### Provided records
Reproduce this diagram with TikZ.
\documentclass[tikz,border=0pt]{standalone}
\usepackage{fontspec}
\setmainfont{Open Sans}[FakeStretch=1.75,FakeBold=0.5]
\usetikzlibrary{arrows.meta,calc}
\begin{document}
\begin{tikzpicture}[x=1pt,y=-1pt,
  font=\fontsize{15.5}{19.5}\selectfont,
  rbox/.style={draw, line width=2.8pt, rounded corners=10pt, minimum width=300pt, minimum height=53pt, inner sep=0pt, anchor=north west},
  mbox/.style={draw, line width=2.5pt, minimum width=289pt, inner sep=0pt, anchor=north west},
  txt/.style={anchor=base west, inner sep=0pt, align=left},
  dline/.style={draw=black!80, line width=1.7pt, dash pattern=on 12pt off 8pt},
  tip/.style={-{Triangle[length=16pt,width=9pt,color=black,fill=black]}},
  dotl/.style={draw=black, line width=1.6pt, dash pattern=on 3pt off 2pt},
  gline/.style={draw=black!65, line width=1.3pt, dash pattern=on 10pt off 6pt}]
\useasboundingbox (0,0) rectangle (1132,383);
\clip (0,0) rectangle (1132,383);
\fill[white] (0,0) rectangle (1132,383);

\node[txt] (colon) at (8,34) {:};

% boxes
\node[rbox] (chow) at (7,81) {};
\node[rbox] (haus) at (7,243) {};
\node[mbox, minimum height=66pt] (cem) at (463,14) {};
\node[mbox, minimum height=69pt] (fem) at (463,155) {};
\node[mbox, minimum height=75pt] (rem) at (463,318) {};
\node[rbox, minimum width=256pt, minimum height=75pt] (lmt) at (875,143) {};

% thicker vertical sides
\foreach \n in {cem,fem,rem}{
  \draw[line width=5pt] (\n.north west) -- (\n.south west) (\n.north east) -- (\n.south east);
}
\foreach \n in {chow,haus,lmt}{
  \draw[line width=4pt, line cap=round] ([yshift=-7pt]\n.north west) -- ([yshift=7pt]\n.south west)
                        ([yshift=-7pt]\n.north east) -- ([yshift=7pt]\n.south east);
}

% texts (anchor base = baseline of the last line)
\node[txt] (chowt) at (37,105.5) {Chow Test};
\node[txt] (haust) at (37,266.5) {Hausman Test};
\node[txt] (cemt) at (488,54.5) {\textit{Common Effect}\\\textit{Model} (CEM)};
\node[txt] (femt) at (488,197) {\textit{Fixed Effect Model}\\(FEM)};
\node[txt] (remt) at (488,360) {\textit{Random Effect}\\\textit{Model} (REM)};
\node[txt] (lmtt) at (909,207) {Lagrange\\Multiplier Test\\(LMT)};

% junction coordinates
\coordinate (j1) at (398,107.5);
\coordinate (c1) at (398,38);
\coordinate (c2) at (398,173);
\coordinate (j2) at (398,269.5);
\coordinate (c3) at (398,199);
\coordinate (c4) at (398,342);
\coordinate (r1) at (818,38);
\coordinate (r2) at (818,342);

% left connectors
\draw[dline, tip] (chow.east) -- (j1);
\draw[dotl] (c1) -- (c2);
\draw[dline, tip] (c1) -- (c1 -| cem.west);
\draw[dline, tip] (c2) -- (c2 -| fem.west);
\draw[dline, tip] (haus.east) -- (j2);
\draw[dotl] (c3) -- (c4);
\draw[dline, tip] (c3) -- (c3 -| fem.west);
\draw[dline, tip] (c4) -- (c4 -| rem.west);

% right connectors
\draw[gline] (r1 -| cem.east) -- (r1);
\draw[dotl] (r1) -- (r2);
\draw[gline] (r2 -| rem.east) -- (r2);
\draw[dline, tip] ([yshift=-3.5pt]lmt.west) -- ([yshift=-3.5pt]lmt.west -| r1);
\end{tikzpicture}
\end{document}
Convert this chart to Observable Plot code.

### What the task requires
Select the lines from the entries that include the word "this".

### Answer to the exercise
Reproduce this diagram with TikZ.
Convert this chart to Observable Plot code.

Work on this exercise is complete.